I’ve just bottled the last two demijohns of last year’s home brew, one each of blackberry and apple. I didn’t make any wine this year because the poor harvest meant I didn’t really have a glut of anything suitable. I’ve still a few bottles of some previous vintages so it’s probably just as well.
Although it’s a trifle early in the day for that sort of thing, I had to test each one, purely for quality control purposes, you understand. The blackberry is rich and smooth and fairly dry and so would make a pleasant table wine. The apple is sweeter as I had anticipated but is extremely palatable and would make a nice dessert wine or to go with a nice bit of bread and cheese. I haven’t done a gravity test but the amount of spelling mistakes I’ve had to correct as I write this suggests that they pack a bit of a punch.

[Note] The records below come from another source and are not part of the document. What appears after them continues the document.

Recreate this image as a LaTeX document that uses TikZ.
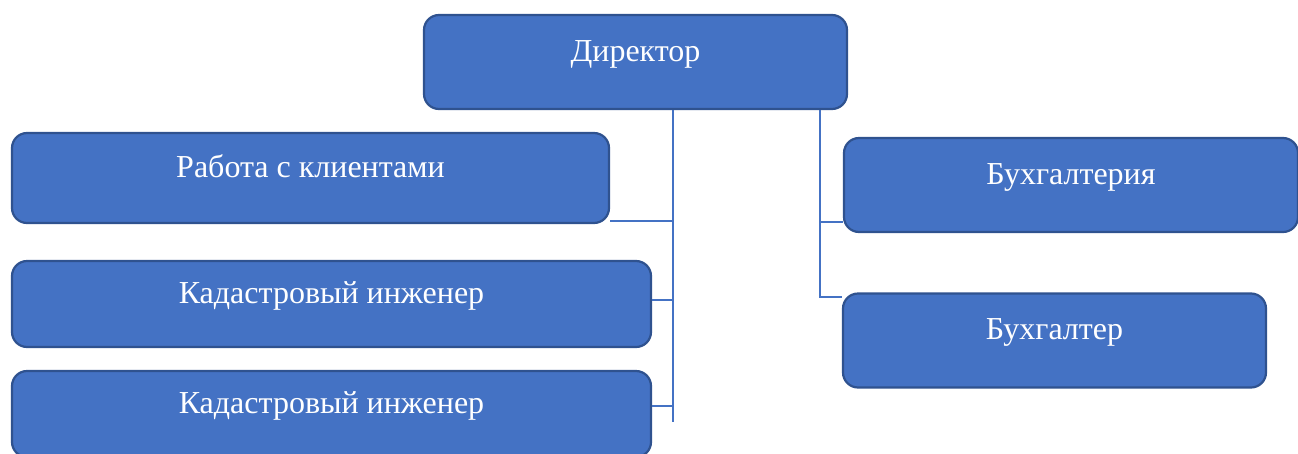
\documentclass[tikz,border=0pt]{standalone}
\usepackage{fontspec}
\setmainfont{Liberation Serif}
\definecolor{blau}{HTML}{4472C4}
\definecolor{blaurand}{HTML}{2F528F}

\def\stelle#1#2#3#4#5{
	\node[stelle,minimum width=#4pt,minimum height=#5pt] (#1) at (#2) {#3};
}

\begin{document}
\begin{tikzpicture}[x=1pt,y=-1pt,
	stelle/.style={draw=blaurand,fill=blau,line width=2.2pt,rounded corners=15pt,
		text=white,inner sep=0pt,text height=22pt,text depth=24pt,
		font=\fontsize{32}{38}\selectfont},
	linie/.style={draw=blau,line width=1.2pt}]
\useasboundingbox (0,0) rectangle (1298,453);

% Kaesten
\stelle{dir}{635.5,62}{Директор}{423}{94}
\stelle{klient}{310.5,178}{Работа с клиентами}{597}{90}
\stelle{kad1}{331.5,304}{Кадастровый инженер}{639}{86}
\stelle{kad2}{331.5,414}{Кадастровый инженер}{639}{86}
\stelle{buhg}{1071,185}{Бухгалтерия}{454}{94}
\stelle{buhr}{1054.5,340.5}{Бухгалтер}{423}{94}

% Linien links
\coordinate (lu) at (673,422);
\draw[linie] (dir.south -| lu) -- (lu);
\coordinate (l1) at (673,221);
\coordinate (l2) at (673,300);
\coordinate (l3) at (673,406);
\draw[linie] (l1) -- (l1 -| klient.east);
\draw[linie] (l2) -- (l2 -| kad1.east);
\draw[linie] (l3) -- (l3 -| kad2.east);

% Linien rechts
\coordinate (ru) at (820,297);
\coordinate (r1) at (820,222);
\draw[linie] (dir.south -| ru) -- (ru) -- (ru -| buhr.west);
\draw[linie] (r1) -- (r1 -| buhg.west);
\end{tikzpicture}
\end{document}
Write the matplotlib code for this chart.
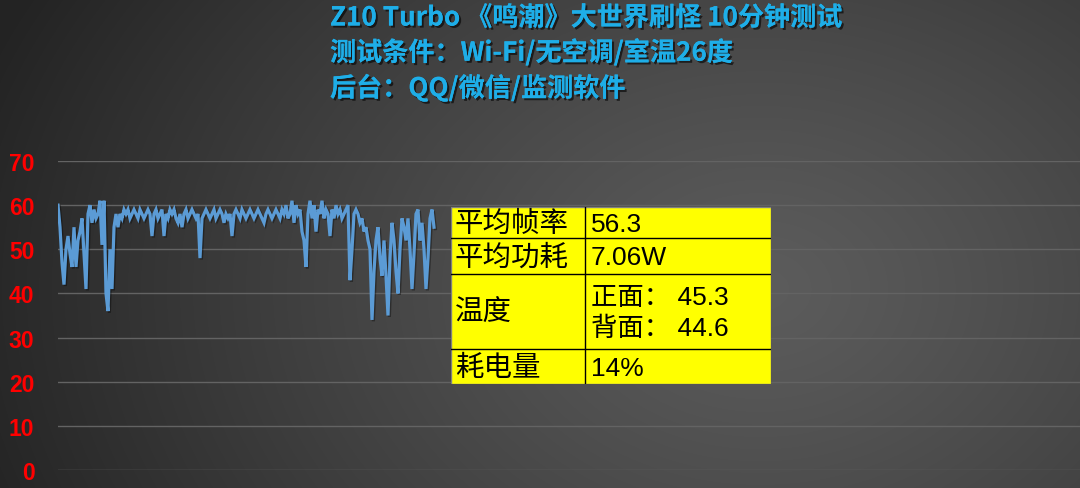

As I was sterilising the bottles and corks, I was pondering about how increasingly wine producers use screw tops or plastic stoppers. I always use natural corks for my wine, putting them in the bottles with a nifty little gadget. The cork oak forests of Spain and Portugal are seriously threatened habitats, mainly managed by small family farms. The cork is harvested on a seven year cycle; the red, newly harvested trunks are a spectacular sight. Herds of black Iberian pigs are grazed underneath and it’s the diet of acorns that makes Spanish ham such as pata negra such a delicacy.
By seeking out wine with proper cork stoppers, you are helping to preserve a beautiful landscape, home to an astonishing array of wildlife, including wild orchids and narcissus, vultures, eagles, wild boar and the highly endangered pardal lynx. Harvesting cork has to be carried out in the old traditional ways because the process cannot be mechanised, so you are also helping to support small farmers and preserve a way of life that has existed for centuries. I’ll drink to that.